Figuring out Your Necessary Term Insurance

Term insurance is temporary life insurance. It is commonly purchased by people who are on a tight budget. Many term plans can be converted into permanent life insurance plans if necessary. Others are intentionally purchased on a temporary basis, such as when children are young and needier. There are four basic factors that will guide you in choosing term insurance limits: loan debt, other debt, income replacement and family needs.

Loan Debt

The most important debt you will need to pay off is your mortgage, rent or senior loans such as student and business loans. This debt will become a burden to your benefactors if you do not have insurance or assets to cover it. Instead of inheriting money from you to cover the costs, they will have to repay the debt after your death.
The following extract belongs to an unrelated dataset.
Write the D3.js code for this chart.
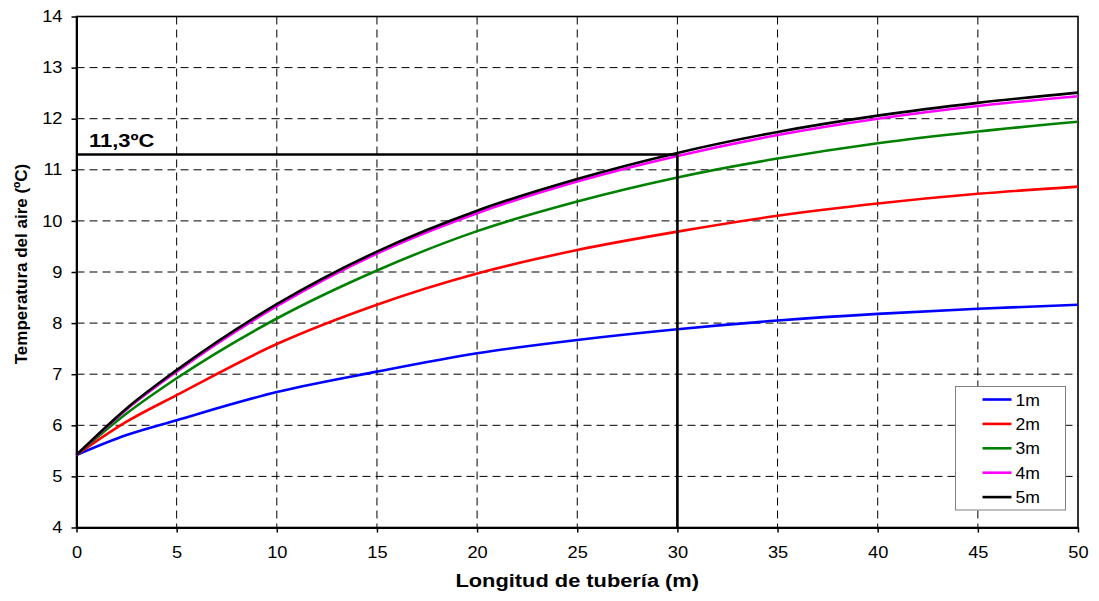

Even if you rent, you should plan on leaving behind enough to cover a few months while your family moves your belongings out of your home. Count the sum you owe in senior debts, rent and other fixed payments as the first factor in your necessary term insurance.

Other Debt Payments

You should next consider other debts, like credit cards or utility bills or any debt that you may need to cover in the case of your death. These bills will again be transferred to the benefactor of your estate if you are not able to pay them in your lifetime. You may not be obligated to make these payments in full, however. You can ask your accountant or attorney how much of the debt would have to be paid in a settlement. There is no certain answer, and it would require negotiation to settle the debt. However, if you have tens of thousands of dollars in other debts, you may not need to insure the full amount.

Income Replacement

If you are purchasing term insurance before your retirement, you should consider how much it would take to replace your income in your home. Many retirement plans will continue to pay your benefactors in the event you pass away. Some will not, though, and you may need to replace that income as well. This will not be a large issue for single individuals or those people leaving behind a huge estate. However, you should consider if your household will continue to make ends meet if your salary is lost.

Family Needs

Along with salary replacement, should also consider the cost of replacing you in the home; for example, if you cannot complete your chores, your family may need to hire someone to do so. These needs may be larger if you still have dependents in the home. Children tend to be the neediest, particularly if they have not yet attended college and do not have the savings to do so. Discussing this issue with your spouse or children may be difficult, but you should ask what type of expectations they have from you. If they expect you to purchase a wedding, a car or another asset for them, then you may need to leave enough behind to do so if you are gone.